To focus your assessment project, ask yourself—or your stakeholders—“What is the primary purpose of this assessment?” Often, the goal is to better understand the library’s users, community, services, resources, or spaces in order to inform continuous improvement. Assessments may also be conducted to generate data to guide decision-making, enhance services, or demonstrate the library’s value.
At the onset, it’s essential to envision what the results will enable you to do. This step adds clarity, purpose, and strategic direction to the project. Knowing how you intend to use the results ensures the assessment is goal-driven rather than data-driven for its own sake. It also helps ensure the data collected will lead to specific, actionable improvements rather than general observations. Broadly, answers to the question “What do you hope the assessment results will enable you to do?” might include making a positive difference for users; engaging and communicating with users; improving services, collections, and spaces; aligning expenditures with priorities; enhancing communication with users; or demonstrating alignment with the library’s values and user needs.
An often overlooked but important question to ask before beginning a project is “What consequences might occur if the library does not conduct an assessment?” Choosing not to assess may result in missed opportunities to engage with users, wasted resources, failure to meet stakeholder expectations, continuation of ineffective or harmful practices, or a diminished perception of the library as a valuable contributor, to name just a few.
2. Apply a Listening Framework to Build Understanding
Applying a listening framework to assessment planning increases the likelihood of beneficial outcomes.

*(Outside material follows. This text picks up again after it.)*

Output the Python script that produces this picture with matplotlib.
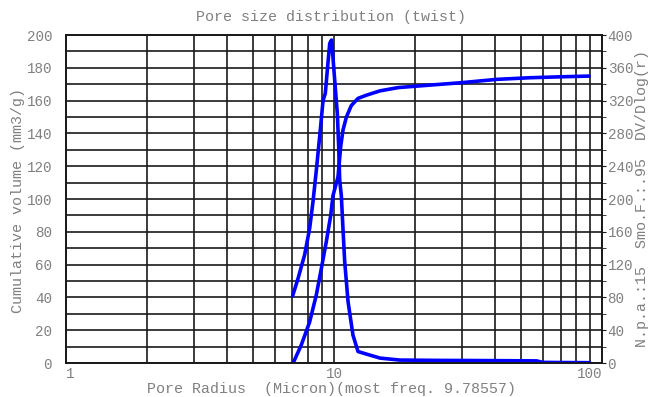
import numpy as np
import matplotlib.pyplot as plt
from matplotlib.ticker import FixedLocator, NullFormatter

# pore radius (micron) and cumulative volume (mm3/g)
cum_r = [7.04, 7.55, 8.11, 8.59, 8.97, 9.36, 9.72, 9.91, 10.35, 10.59, 10.80,
         11.12, 11.60, 12.29, 13.24, 14.85, 17.38, 22.8, 30.0, 40.5, 53.9,
         71.5, 89.4]
cum_vol = [0, 11, 25, 41.5, 57.7, 74, 90, 102, 113.6, 132, 142,
           150, 157, 161.4, 163.4, 166, 168, 169.5, 171, 173, 174,
           174.6, 175]

# pore radius and DV/Dlog(r)
dist_r = [7.01, 7.34, 7.77, 8.11, 8.35, 8.59, 8.84, 9.10, 9.28, 9.44, 9.64,
          9.79, 9.86, 10.06, 10.29, 10.41, 10.50, 10.65, 10.80, 10.96, 11.28,
          11.77, 12.29, 12.87, 14.85, 17.6, 25, 35, 45, 57, 60, 70, 90]
dist_val = [82, 103, 132, 164, 197, 235, 276, 320, 329, 357, 390,
            394, 382, 345, 304, 264, 223, 204, 164, 124, 75,
            34, 14, 12, 6, 3.6, 3.2, 3, 2.8, 2.6, 0.8, 0.6, 0.4]

left_ticks = [0, 20, 40, 60, 80, 100, 120, 140, 160, 180, 200]
right_ticks = [0, 40, 80, 120, 160, 200, 240, 280, 320, 360, 400]
x_ticks = [1, 10, 100]

txt = '#808080'
mono = 'Liberation Mono'

fig = plt.figure(figsize=(6.53, 3.97), dpi=100)
ax = fig.add_axes([0.101, 0.0856, 0.821, 0.826])
ax2 = ax.twinx()

ax.set_xscale('log')
ax.set_xlim(1, 100)
ax.set_ylim(0, 200)
ax2.set_ylim(0, 400)

# grid: log decades in x, every 10 units in y
ax.xaxis.set_major_locator(FixedLocator(x_ticks))
minor_x = [m * d for d in (1, 10) for m in range(2, 10)]
ax.xaxis.set_minor_locator(FixedLocator(minor_x))
ax.xaxis.set_minor_formatter(NullFormatter())
ax.set_yticks(left_ticks)
ax.set_yticks(np.arange(10, 200, 20), minor=True)
ax.grid(True, which='both', color='#1a1a1a', lw=1.2)
ax.set_axisbelow(True)

ax.set_xticklabels([])
for xv, ha in zip(x_ticks, ['left', 'center', 'right']):
    ax.text(xv, -2.5, str(xv), ha=ha, va='top', color=txt, family=mono,
            fontsize=10.3)

ax.tick_params(axis='both', which='both', length=0, colors=txt,
               labelsize=10.3, pad=10)
for lab in ax.get_yticklabels():
    lab.set_family(mono)

ax2.set_yticks(right_ticks)
ax2.set_yticks(np.arange(20, 400, 40), minor=True)
ax2.tick_params(axis='y', which='both', length=3, colors=txt,
                labelsize=10.3, pad=1)
ax2.tick_params(axis='y', which='both', color='#1a1a1a')
for lab in ax2.get_yticklabels():
    lab.set_family(mono)

for a in (ax, ax2):
    for sp in a.spines.values():
        sp.set_color('#1a1a1a')
        sp.set_linewidth(1.3)

ax.plot(cum_r, cum_vol, color='#0000ff', lw=2.6, solid_capstyle='round')
ax2.plot(dist_r, dist_val, color='#0000ff', lw=2.6, solid_capstyle='round')

fig.text(0.507, 0.957, 'Pore size distribution (twist)', ha='center',
         va='center', color=txt, family=mono, fontsize=10.8)
fig.text(0.508, 0.003, 'Pore Radius  (Micron)(most freq. 9.78557)',
         ha='center', va='bottom', color=txt, family=mono, fontsize=10.8)
fig.text(0.028, 0.494, 'Cumulative volume (mm3/g)', rotation=90,
         ha='center', va='center', color=txt, family=mono, fontsize=10.8)
fig.text(0.983, 0.499, 'N.p.a.:15  Smo.F.:.95  DV/Dlog(r)', rotation=90,
         ha='center', va='center', color=txt, family=mono, fontsize=10.8)

fig.savefig('out.png', dpi=100, facecolor='white')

While a cursory purpose for an assessment project might be easily identified, it’s important to probe deeper to learn more about the complex rationale for the project. At its core, assessment is about listening.1 True listening moves beyond surface-level answers and requires noticing, maintaining attention, and using perception to improve awareness, understanding, empathy, communication, and responsiveness. Indeed, many assessment projects are designed to listen to users and their perspectives. Some are designed to listen and solicit feedback from our library worker colleagues (either as individuals, as members of the library organization, or as secondary sources of user perspectives). Yet other assessments enable us to “listen” to our library services, spaces, collections, or technology, and determine how effective, efficient, or impactful they are or could become.2 Most library assessment projects use listening to close a gap of awareness or knowledge and ultimately create a bridge from what the library is currently doing to what the library could do better in the future.
All assessments should be focused on listening. However, the listening process begins not with the deployment of an assessment methodology; it starts from the very beginning. Using a listening framework helps assessment practitioners uncover the deeper motivations behind the assessment project. What do you really want to know? If you’re not the initiator of the assessment, what does the initiator want or need to know? And why do you (or they) want to know it?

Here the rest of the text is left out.